Think back to the business of yesteryear, when relatively simple data like demographics were a key component of business analytics. Now, with a steady diet of social media, user-generated content, and an overwhelming amount of detailed purchasing habits available, simply knowing the age and ethnicity of your core customers isn’t enough.
Consumers have more choices than ever, and they make their purchasing decisions quicker than ever, which means that in order to stay competitive, companies need to pick up the pace in how they make decisions. The key to achieving that is knowing not just what your customers want, but why they do—or don’t—want it.
Beyond the analytical surface
On the surface, product recommendation features on sites like Amazon and Walmart seem relatively simple. Since you bought this one item, you might be interested in this other one, etc.
Once you dig deeper into how these recommendation engines work, however, you find a complex webbing of unstructured data, machine learning, and cloud-based infrastructure working in tandem.
Companies today are able to mine an ocean of data to surface not just items of interest based on past behavior but products a customer didn’t even know existed or would have a need for.
These recommendations are fueled by data captured in billions of previous purchases and product searches, and it’s all happening behind the scenes instantaneously.
It’s not just online retailers that are leveraging more advanced analytics technologies. Traditional brick and mortar retailers can now leverage edge computing for analytics at the point of sale, then use the information they’ve gathered to quickly inform everything from pricing to display locations.
This not only allows the companies to make rapid decisions that improve their bottom line, it often leads to better shopping experiences for customers—the key component to successfully earning trust from a customer and managing their lifecycle.
A catalog in every pocket
In the late 1800s, the Sears, Roebuck and Co. catalog was billed as the “cheapest supply house on earth.” The catalog, which began as a way to sell mail-order watches, had ballooned to a 300-page listing of nearly every product a consumer could imagine.

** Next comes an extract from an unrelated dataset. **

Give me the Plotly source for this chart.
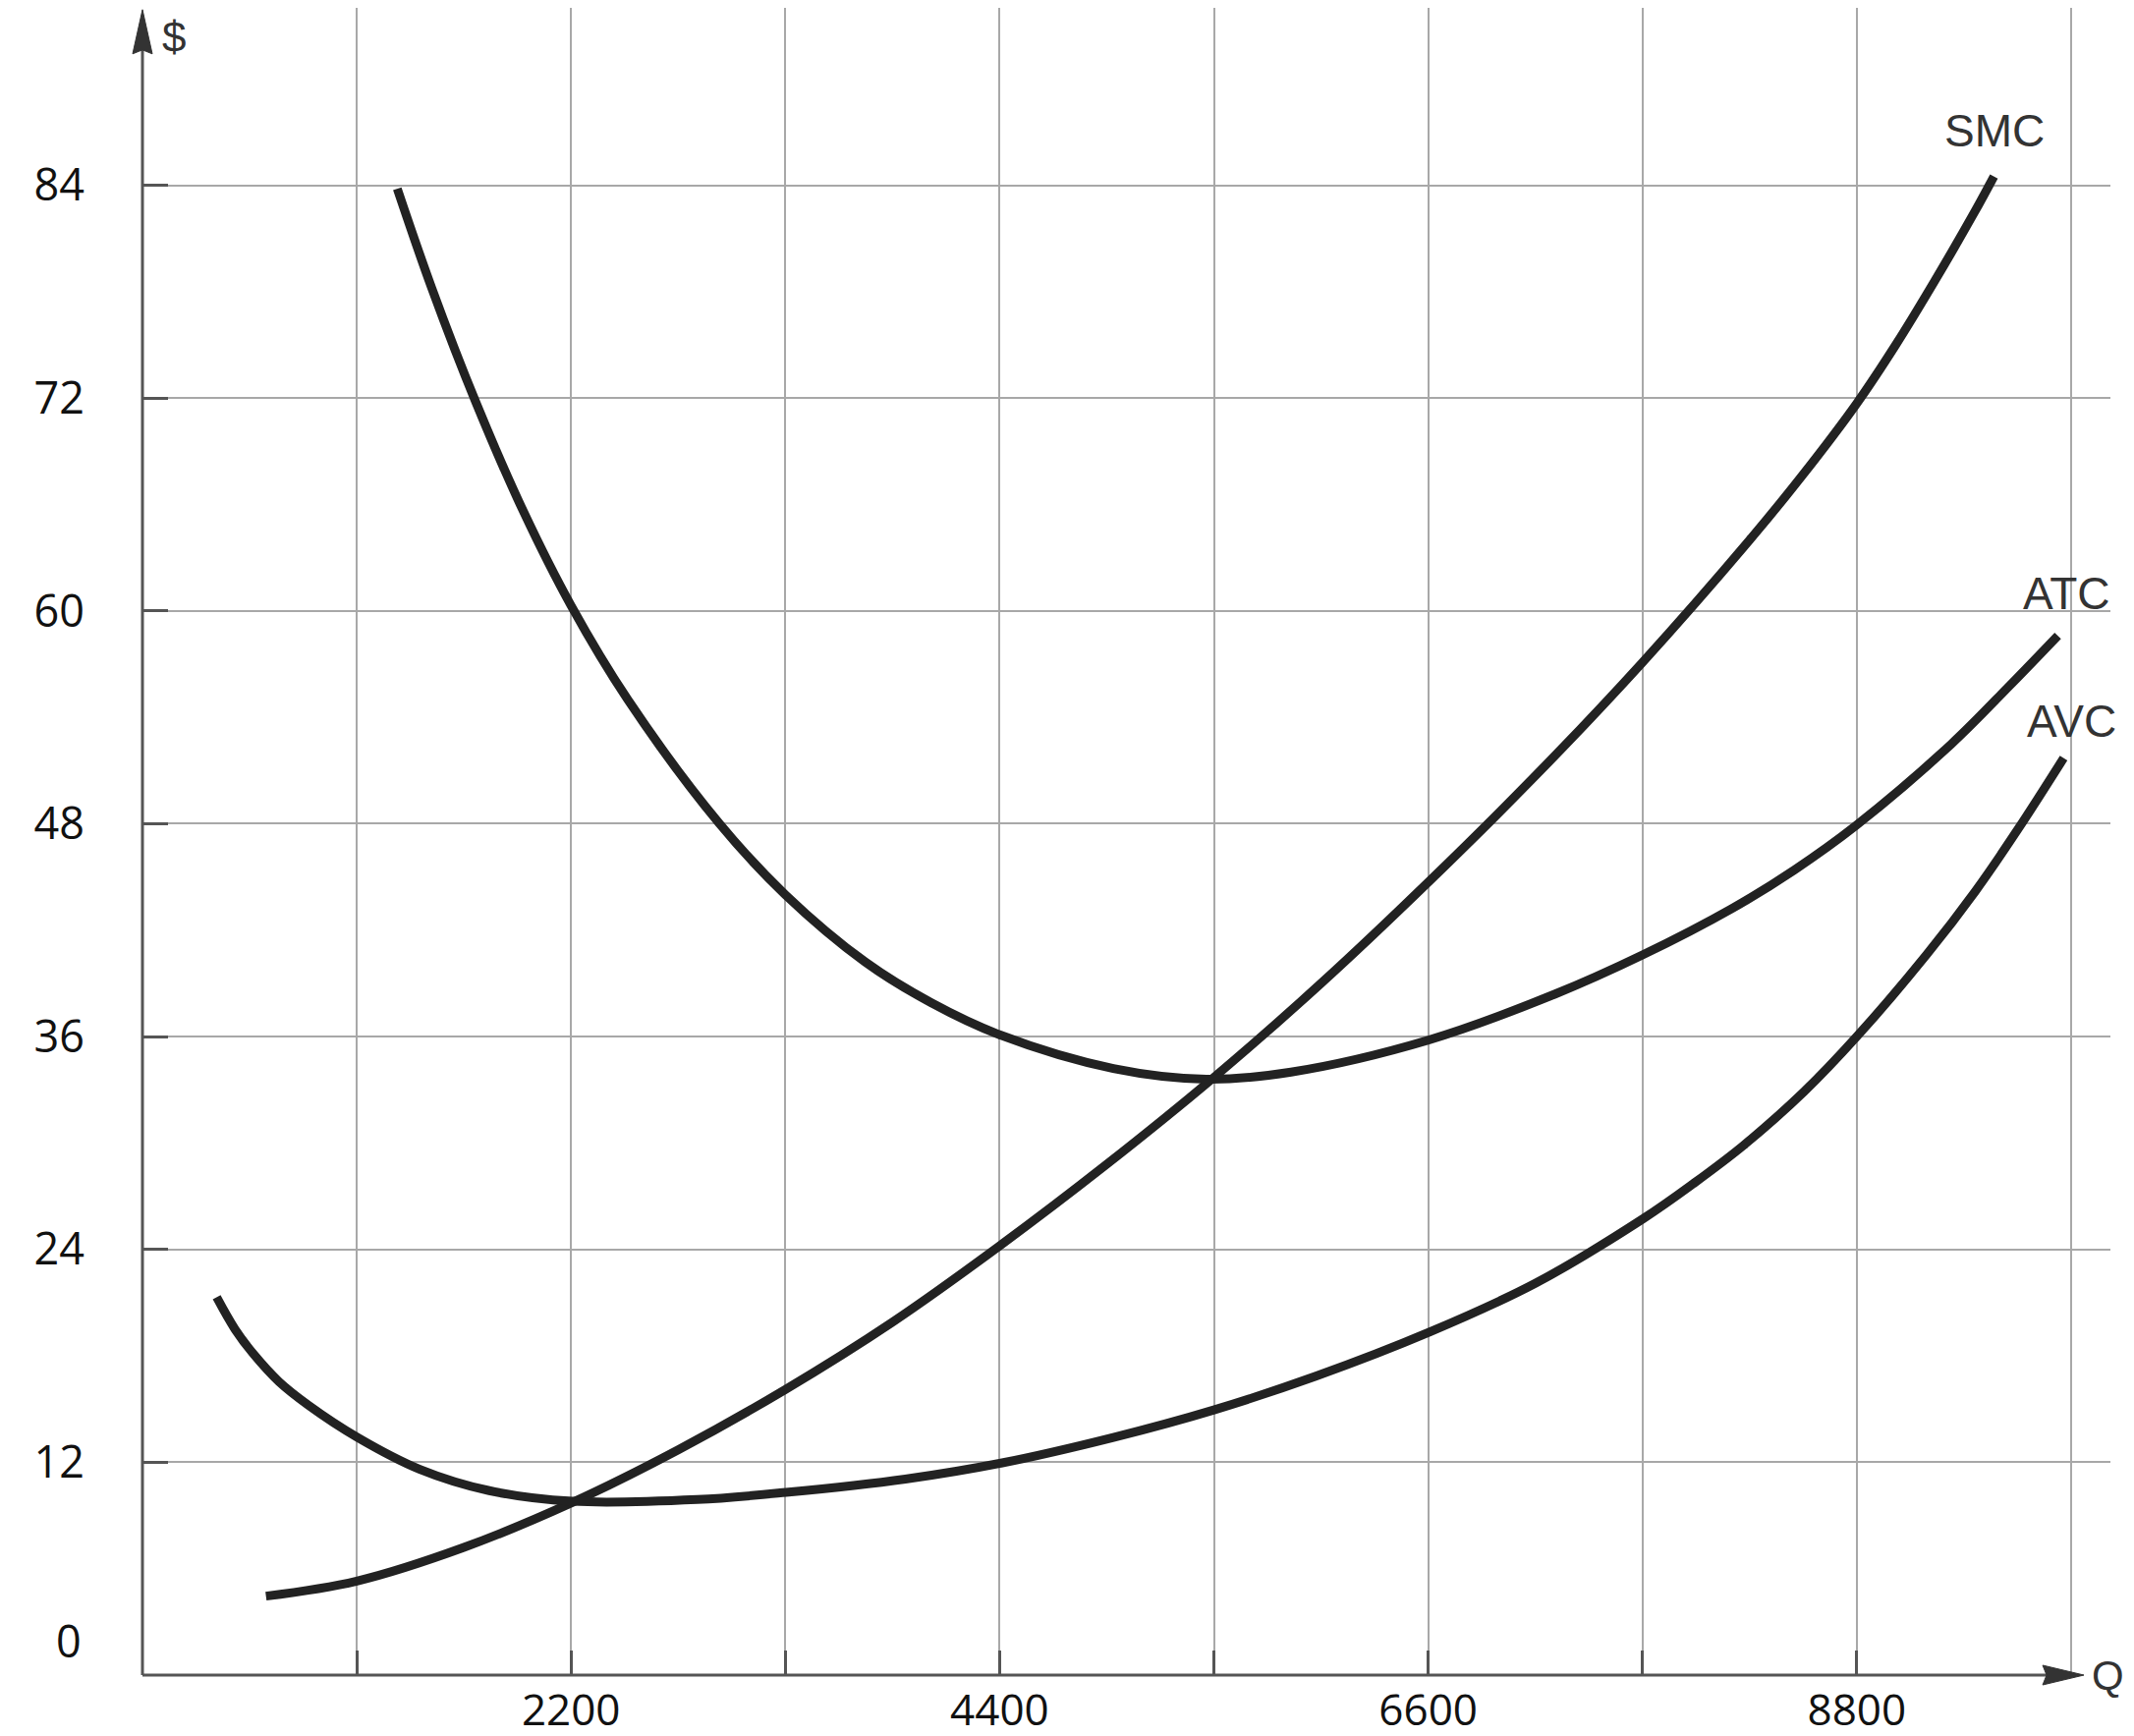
import plotly.graph_objects as go

# ---------------- data ----------------
q_smc = [634, 1100, 1650, 2200, 2750, 3300, 3850, 4400, 4950, 5500, 6050, 6600,
         7150, 7700, 8250, 8525, 8800, 9000, 9200, 9400, 9504]
smc = [4.45, 5.3, 7.2, 9.7, 12.7, 16.1, 19.9, 24.2, 28.8, 33.7, 39.0, 44.7,
       50.7, 57.1, 64.0, 67.7, 71.7, 75.0, 78.6, 82.4, 84.5]

q_atc = [1308, 1485, 1710, 1956, 2200, 2491, 2962, 3300, 3711, 4050, 4400, 4984, 5462,
         5896, 6600, 7252, 7700, 8156, 8480, 8796, 9286, 9586, 9832]
atc = [83.8, 78.2, 71.8, 65.6, 60.3, 55.0, 48.0, 44.0, 40.2, 37.9, 36.1, 34.2, 33.6,
       34.0, 35.8, 38.4, 40.6, 43.2, 45.4, 47.9, 52.5, 55.8, 58.6]

q_avc = [381, 475, 570, 700, 854, 1104, 1424, 1780, 2207, 2848, 3304, 3916, 4407, 4984,
         5500, 6023, 6609, 7152, 7706, 7960, 8217, 8530, 8800, 9157, 9409, 9628, 9862]
avc = [21.3, 19.5, 18.1, 16.55, 15.2, 13.4, 11.6, 10.4, 9.8, 9.9, 10.3, 11.05, 11.95,
       13.4, 14.95, 16.85, 19.35, 22.1, 25.75, 27.7, 29.85, 32.9, 36.0, 40.6, 44.2,
       47.7, 51.7]

x_grid = [1100, 2200, 3300, 4400, 5500, 6600, 7700, 8800]
x_labels = ["", "2200", "", "4400", "", "6600", "", "8800"]
x_grid_extra = [9900]
y_grid = [12, 24, 36, 48, 60, 72, 84]
y_labels = ["12", "24", "36", "48", "60", "72", "84"]

curve_labels = [("SMC", 9505, 87.1), ("ATC", 9880, 61.0), ("AVC", 9905, 53.8)]

XMAX = 10102
YMAX = 94.0
X_ARROW = 9966
Y_ARROW = 93.9

W, H = 2172, 1767
ML, MR, MT, MB = 137, 32, 0, 70

CURVE_COLOR = "#222222"
AXIS_COLOR = "#555555"
GRID_COLOR = "#a8a8a8"

fig = go.Figure()
for qx, vals in [(q_smc, smc), (q_atc, atc), (q_avc, avc)]:
    fig.add_trace(go.Scatter(
        x=qx, y=vals, mode="lines",
        line=dict(color=CURVE_COLOR, width=9, shape="spline", smoothing=1.0),
        hoverinfo="skip", showlegend=False))

fig.update_layout(
    width=W, height=H,
    margin=dict(l=ML, r=MR, t=MT, b=MB, pad=0),
    paper_bgcolor="white", plot_bgcolor="white",
    showlegend=False,
    xaxis=dict(
        range=[0, XMAX], showline=False, zeroline=False,
        tickvals=x_grid, ticktext=x_labels,
        showgrid=True, gridcolor=GRID_COLOR, gridwidth=2,
        ticks="inside", ticklen=25, tickwidth=3, tickcolor=AXIS_COLOR,
        tickfont=dict(family="Open Sans", size=44, color="#111111"),
        ticklabelstandoff=6,
        minor=dict(tickvals=x_grid_extra, showgrid=True, gridcolor=GRID_COLOR,
                   gridwidth=2, ticks=""),
    ),
    yaxis=dict(
        range=[0, YMAX], showline=False, zeroline=False,
        tickvals=y_grid, ticktext=y_labels,
        showgrid=True, gridcolor=GRID_COLOR, gridwidth=2,
        ticks="inside", ticklen=26, tickwidth=3, tickcolor=AXIS_COLOR,
        tickfont=dict(family="Open Sans", size=45, color="#111111"),
        ticklabelstandoff=58,
    ),
)

# axis lines (paper coords)
fig.add_shape(type="line", xref="paper", yref="paper",
              x0=0, x1=X_ARROW / XMAX - 0.005, y0=0, y1=0,
              line=dict(color=AXIS_COLOR, width=3))
fig.add_shape(type="line", xref="paper", yref="paper",
              x0=0, x1=0, y0=0, y1=Y_ARROW / YMAX - 0.01,
              line=dict(color=AXIS_COLOR, width=3))
# arrowheads
fig.add_shape(type="path", xref="paper", yref="paper",
              xsizemode="pixel", ysizemode="pixel",
              xanchor=X_ARROW / XMAX, yanchor=0,
              path="M0,0 L-42,10 L-38,0 L-42,-10 Z",
              fillcolor="#333333", line=dict(color="#333333", width=1))
fig.add_shape(type="path", xref="paper", yref="paper",
              xsizemode="pixel", ysizemode="pixel",
              xanchor=0, yanchor=Y_ARROW / YMAX,
              path="M0,0 L-10,-45 L0,-41 L10,-45 Z",
              fillcolor="#333333", line=dict(color="#333333", width=1))

# zero label
fig.add_annotation(x=0, y=0, xref="x", yref="y", text="0", showarrow=False,
                   xanchor="right", yanchor="middle", xshift=-60, yshift=36,
                   font=dict(family="Open Sans", size=45, color="#111111"))
# axis titles
fig.add_annotation(x=0, y=1, xref="x", yref="paper", text="$", showarrow=False,
                   xanchor="left", yanchor="top", xshift=18, yshift=-3,
                   font=dict(family="Liberation Sans", size=44, color="#333333"))
fig.add_annotation(x=X_ARROW, y=0, xref="x", yref="y", text="Q", showarrow=False,
                   xanchor="left", yanchor="middle", xshift=6,
                   font=dict(family="Liberation Sans", size=42, color="#333333"))

for txt, lx, ly in curve_labels:
    fig.add_annotation(x=lx, y=ly, xref="x", yref="y", text=txt, showarrow=False,
                       xanchor="center", yanchor="middle",
                       font=dict(family="Liberation Sans", size=46, color="#333333"))

fig.write_html("out.html")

Fast forward two hundred years, and smartphones now offer the same experience on a much grander scale. In addition, each search a customer makes and each purchase they complete creates valuable information for companies to utilize.
Smartphones and other connected devices also produce data that better informs marketing. If a person buys a product they discovered on TikTok, for example, that information can be used to drive more advertisements on the platform.

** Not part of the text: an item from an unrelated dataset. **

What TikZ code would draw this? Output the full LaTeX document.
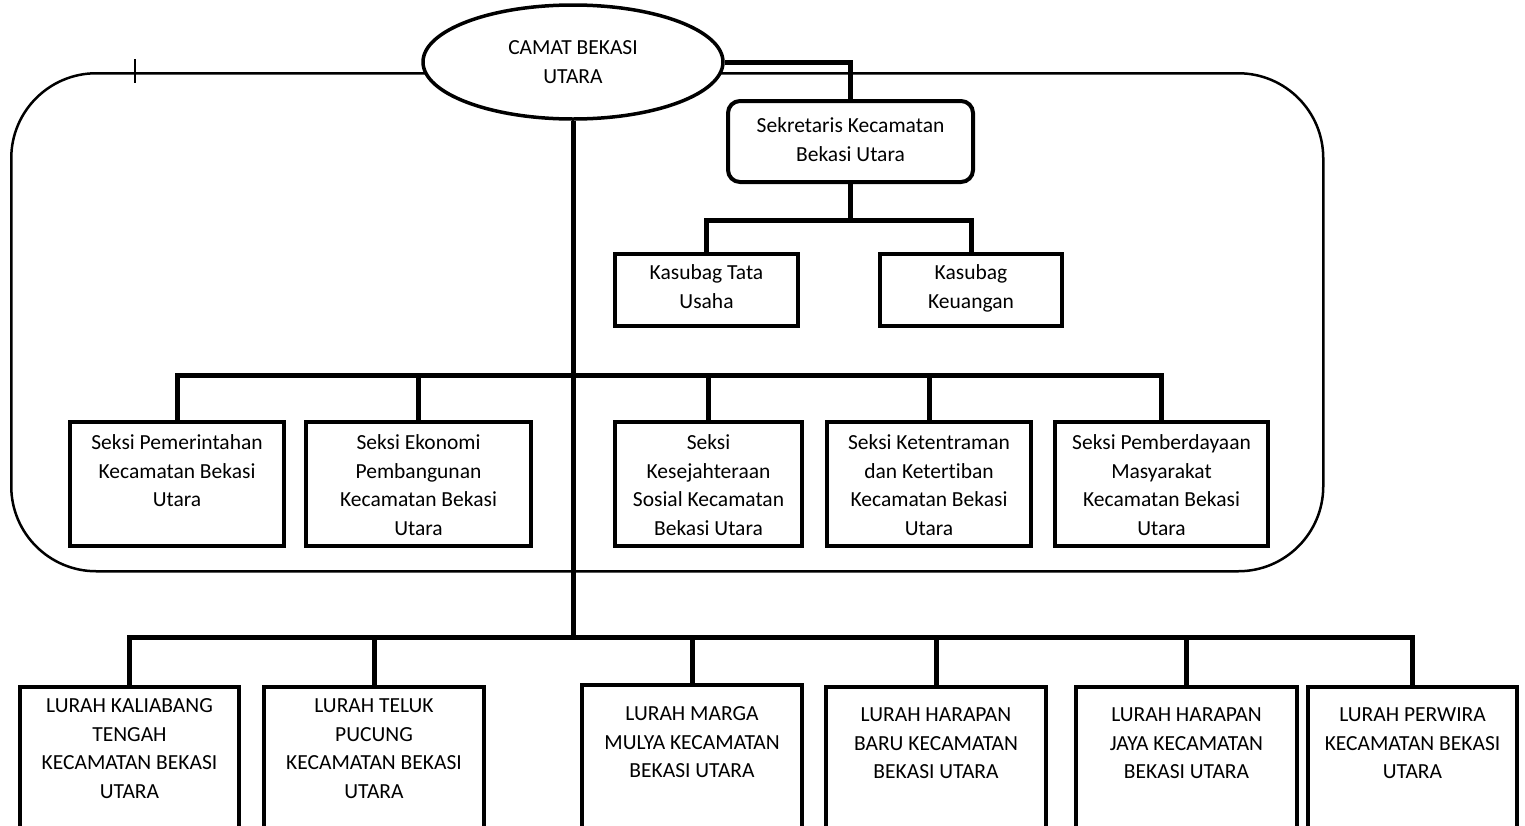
\documentclass[tikz,border=0pt]{standalone}
\usepackage{fontspec}
\setmainfont{Carlito}[Ligatures=NoCommon]
\usetikzlibrary{shapes,positioning}

\newcommand{\cell}[4]{\parbox[t][#2pt][t]{#1pt}{\centering\vspace*{#3pt}\strut#4}}

\begin{document}
\begin{tikzpicture}[x=1pt, y=-1pt, font=\fontsize{21.5}{28.5}\selectfont]
    \tikzstyle{block} = [rectangle, draw, line width=4pt, inner sep=0pt, anchor=north west]
    \tikzstyle{head} = [ellipse, draw, fill=white, line width=3.5pt, minimum width=300pt, minimum height=114pt, align=center]
    \tikzstyle{frame} = [rectangle, draw, line width=2.5pt, rounded corners=85pt, minimum width=1312pt, minimum height=498pt, anchor=north west]
    \tikzstyle{line} = [draw, line width=5pt]

    \useasboundingbox (0,0) rectangle (1525,825);
    \clip (0,0) rectangle (1525,825);

    % kecamatan frame
    \node[frame] (kecamatan) at (10,72) {};
    \draw[line width=2.5pt] (135,59) -- (135,83);

    \node[head] (camat) at (573,62) {CAMAT BEKASI\\UTARA};
    \node[block, rounded corners=12pt] (sekretaris) at (726,99) {\cell{245}{81}{12}{Sekretaris Kecamatan\\Bekasi Utara}};
    \node[block] (tatausaha) at (613,252) {\cell{183}{72}{6}{Kasubag Tata\\Usaha}};
    \node[block] (keuangan) at (878,252) {\cell{182}{72}{6}{Kasubag\\Keuangan}};

    % seksi
    \node[block] (pemerintahan) at (68,420) {\cell{214}{124}{8}{Seksi Pemerintahan\\Kecamatan Bekasi\\Utara}};
    \node[block] (ekonomi) at (304,420) {\cell{225}{124}{8}{Seksi Ekonomi\\Pembangunan\\Kecamatan Bekasi\\Utara}};
    \node[block] (kesejahteraan) at (613,420) {\cell{187}{124}{8}{Seksi\\Kesejahteraan\\Sosial Kecamatan\\Bekasi Utara}};
    \node[block] (ketentraman) at (825,420) {\cell{204}{124}{8}{Seksi Ketentraman\\dan Ketertiban\\Kecamatan Bekasi\\Utara}};
    \node[block] (pemberdayaan) at (1053,420) {\cell{213}{124}{8}{Seksi Pemberdayaan\\Masyarakat\\Kecamatan Bekasi\\Utara}};

    % lurah
    \node[block] (kaliabang) at (18,685) {\cell{219}{160}{6}{LURAH KALIABANG\\TENGAH\\KECAMATAN BEKASI\\UTARA}};
    \node[block] (telukpucung) at (262,685) {\cell{220}{160}{6}{LURAH TELUK\\PUCUNG\\KECAMATAN BEKASI\\UTARA}};
    \node[block] (margamulya) at (580,683) {\cell{220}{160}{16}{LURAH MARGA\\MULYA KECAMATAN\\BEKASI UTARA}};
    \node[block] (harapanbaru) at (824,685) {\cell{220}{160}{15}{LURAH HARAPAN\\BARU KECAMATAN\\BEKASI UTARA}};
    \node[block] (harapanjaya) at (1074,685) {\cell{221}{160}{15}{LURAH HARAPAN\\JAYA KECAMATAN\\BEKASI UTARA}};
    \node[block] (perwira) at (1306,685) {\cell{209}{160}{15}{LURAH PERWIRA\\KECAMATAN BEKASI\\UTARA}};

    \coordinate (sekbus) at (sekretaris.south |- 0,220);
    \coordinate (seksibus) at (573,375);
    \coordinate (lurahbus) at (573,637);

    \path[line] (camat.east) -| (sekretaris.north);
    \path[line] (sekretaris.south) -- (sekbus);
    \path[line] (tatausaha.north) |- (sekbus);
    \path[line] (keuangan.north) |- (sekbus);
    \path[line] (camat.south) -- (lurahbus);
    \foreach \s in {pemerintahan,ekonomi,kesejahteraan,ketentraman,pemberdayaan}
        \path[line] (\s.north) |- (seksibus);
    \foreach \l in {kaliabang,telukpucung,margamulya,harapanbaru,harapanjaya,perwira}
        \path[line] (\l.north) |- (lurahbus);
\end{tikzpicture}
\end{document}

The challenge with the ever-growing number of devices and platforms is cutting through all the noise to unlock true insights. The more data you have available from various outlets, the greater the chance something key will be missed.
I’ve previously written about the steps to building an analytical organization, but to quickly sum up, one of the first areas to focus your attention on is “democratizing your data.” That means:
- Knowing where you data is coming from
- Understanding what data you have
- Identifying any potential privacy or regulatory issues in your data
- Properly storing data with governance in place to ensure only those that need specific data can access it
- Filling in gaps in your data
These steps can be filed under “best practices for analytics in general,” but when it comes to the consumer lifecycle, an important area to focus on is creating a customer data strategy that encapsulates the entire journey a customer makes when purchasing a product or service.
That begins with knowing just what your organization is trying to achieve with its analytics, then charting out the key stages a customer goes through to better understand where limitations—or outright roadblocks—exist in relation to your overall goals.
Digging deeper, you will need to pinpoint the metrics that are successful throughout the lifecycle stages. These metrics can be high level or granular, depending on which element of your organization is utilizing them.
On a foundational level, building a data strategy that makes capturing data in realtime is absolutely critical. Twitter, Facebook, the aforementioned TikTok—your ability to examine data produced on these platforms as quickly as possible is increasingly the dividing line between success and failure with your marketing and sales.
By systematically observing how your customers interact with you and your products throughout their lifecycle, you can leverage data to make much smarter decisions faster. It takes work—and a lot of planning and collaboration between your teams—but if you can make data available for everyone in your organization to play with, you’re more likely to keep your customers happy, engaged, and returning.